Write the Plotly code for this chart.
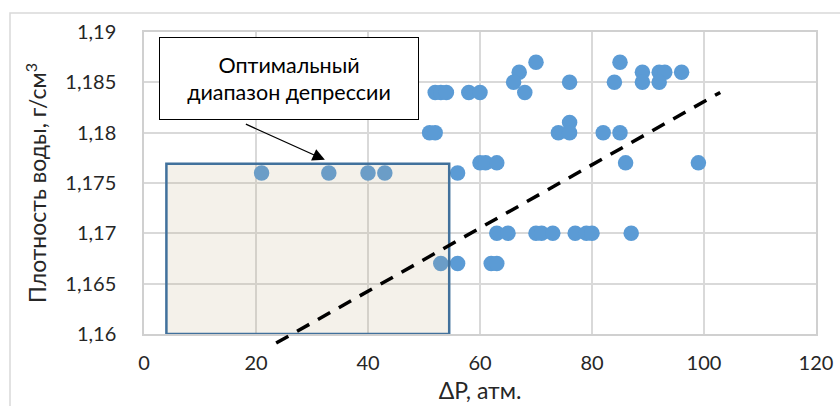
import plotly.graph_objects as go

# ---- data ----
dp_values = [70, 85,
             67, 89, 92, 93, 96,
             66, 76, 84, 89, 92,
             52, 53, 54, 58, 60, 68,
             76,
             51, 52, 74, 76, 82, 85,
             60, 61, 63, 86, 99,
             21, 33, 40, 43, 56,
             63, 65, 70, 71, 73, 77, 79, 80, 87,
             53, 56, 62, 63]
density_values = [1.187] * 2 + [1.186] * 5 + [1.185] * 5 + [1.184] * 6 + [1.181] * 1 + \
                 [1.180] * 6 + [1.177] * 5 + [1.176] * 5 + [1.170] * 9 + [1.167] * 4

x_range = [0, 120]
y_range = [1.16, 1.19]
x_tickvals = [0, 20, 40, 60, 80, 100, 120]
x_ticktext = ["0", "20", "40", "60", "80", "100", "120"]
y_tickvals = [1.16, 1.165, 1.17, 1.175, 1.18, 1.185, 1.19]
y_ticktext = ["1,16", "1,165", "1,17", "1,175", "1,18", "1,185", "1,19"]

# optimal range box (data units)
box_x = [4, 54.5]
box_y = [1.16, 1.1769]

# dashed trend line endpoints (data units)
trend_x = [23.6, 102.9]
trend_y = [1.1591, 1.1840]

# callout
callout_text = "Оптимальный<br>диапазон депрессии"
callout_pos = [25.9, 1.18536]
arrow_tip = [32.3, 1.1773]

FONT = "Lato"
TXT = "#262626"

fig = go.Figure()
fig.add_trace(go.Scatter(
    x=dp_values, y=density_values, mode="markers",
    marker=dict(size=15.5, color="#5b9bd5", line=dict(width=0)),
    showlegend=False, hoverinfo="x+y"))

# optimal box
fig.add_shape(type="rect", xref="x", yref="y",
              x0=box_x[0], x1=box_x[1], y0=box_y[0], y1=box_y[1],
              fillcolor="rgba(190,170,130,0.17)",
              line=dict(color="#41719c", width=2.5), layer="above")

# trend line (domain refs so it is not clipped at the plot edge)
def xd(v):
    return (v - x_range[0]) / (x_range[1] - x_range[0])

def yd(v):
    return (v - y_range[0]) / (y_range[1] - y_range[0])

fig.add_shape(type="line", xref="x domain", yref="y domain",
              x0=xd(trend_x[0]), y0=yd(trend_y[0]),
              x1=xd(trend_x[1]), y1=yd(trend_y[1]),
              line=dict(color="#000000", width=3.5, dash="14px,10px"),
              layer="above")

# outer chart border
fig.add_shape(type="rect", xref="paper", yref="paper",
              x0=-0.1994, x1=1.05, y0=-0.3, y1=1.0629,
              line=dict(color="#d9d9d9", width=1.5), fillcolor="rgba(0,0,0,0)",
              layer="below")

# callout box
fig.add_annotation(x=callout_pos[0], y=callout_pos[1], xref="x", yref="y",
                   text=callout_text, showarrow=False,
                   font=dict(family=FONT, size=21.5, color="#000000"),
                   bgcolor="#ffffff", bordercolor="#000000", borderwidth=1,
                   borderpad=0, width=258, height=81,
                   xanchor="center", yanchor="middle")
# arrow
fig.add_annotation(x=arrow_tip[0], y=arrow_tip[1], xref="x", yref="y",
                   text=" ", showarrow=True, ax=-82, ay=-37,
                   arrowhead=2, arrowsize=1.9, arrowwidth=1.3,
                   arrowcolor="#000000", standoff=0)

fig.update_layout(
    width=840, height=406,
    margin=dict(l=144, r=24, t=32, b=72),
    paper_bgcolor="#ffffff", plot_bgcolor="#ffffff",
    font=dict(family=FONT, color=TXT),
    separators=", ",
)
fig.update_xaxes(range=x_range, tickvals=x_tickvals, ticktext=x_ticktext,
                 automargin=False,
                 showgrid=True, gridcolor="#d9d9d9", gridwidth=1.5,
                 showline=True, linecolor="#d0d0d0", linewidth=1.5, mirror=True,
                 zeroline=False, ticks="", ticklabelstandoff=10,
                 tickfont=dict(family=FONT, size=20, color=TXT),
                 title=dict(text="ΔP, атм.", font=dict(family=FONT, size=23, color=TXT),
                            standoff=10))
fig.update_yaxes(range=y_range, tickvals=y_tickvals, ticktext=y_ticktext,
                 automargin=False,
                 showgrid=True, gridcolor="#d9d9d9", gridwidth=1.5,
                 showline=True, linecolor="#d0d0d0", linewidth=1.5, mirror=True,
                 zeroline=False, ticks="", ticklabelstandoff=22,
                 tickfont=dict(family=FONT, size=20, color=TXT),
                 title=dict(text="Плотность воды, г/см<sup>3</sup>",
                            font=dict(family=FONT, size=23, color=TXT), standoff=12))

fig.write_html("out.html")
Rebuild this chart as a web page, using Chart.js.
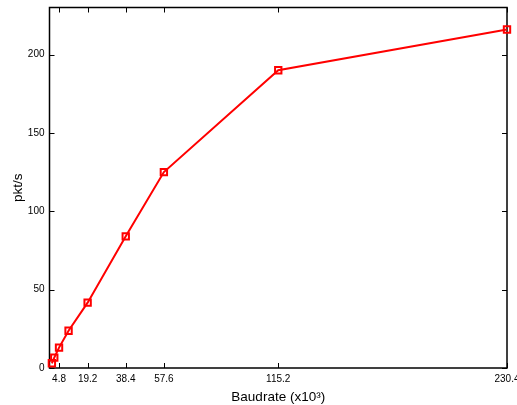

- - -

## Objective
From the first line above to the line containing "import plotly.graph_objects as go", repeat each line exactly. Pictures stay out.

## The result
Write the Plotly code for this chart.
import plotly.graph_objects as go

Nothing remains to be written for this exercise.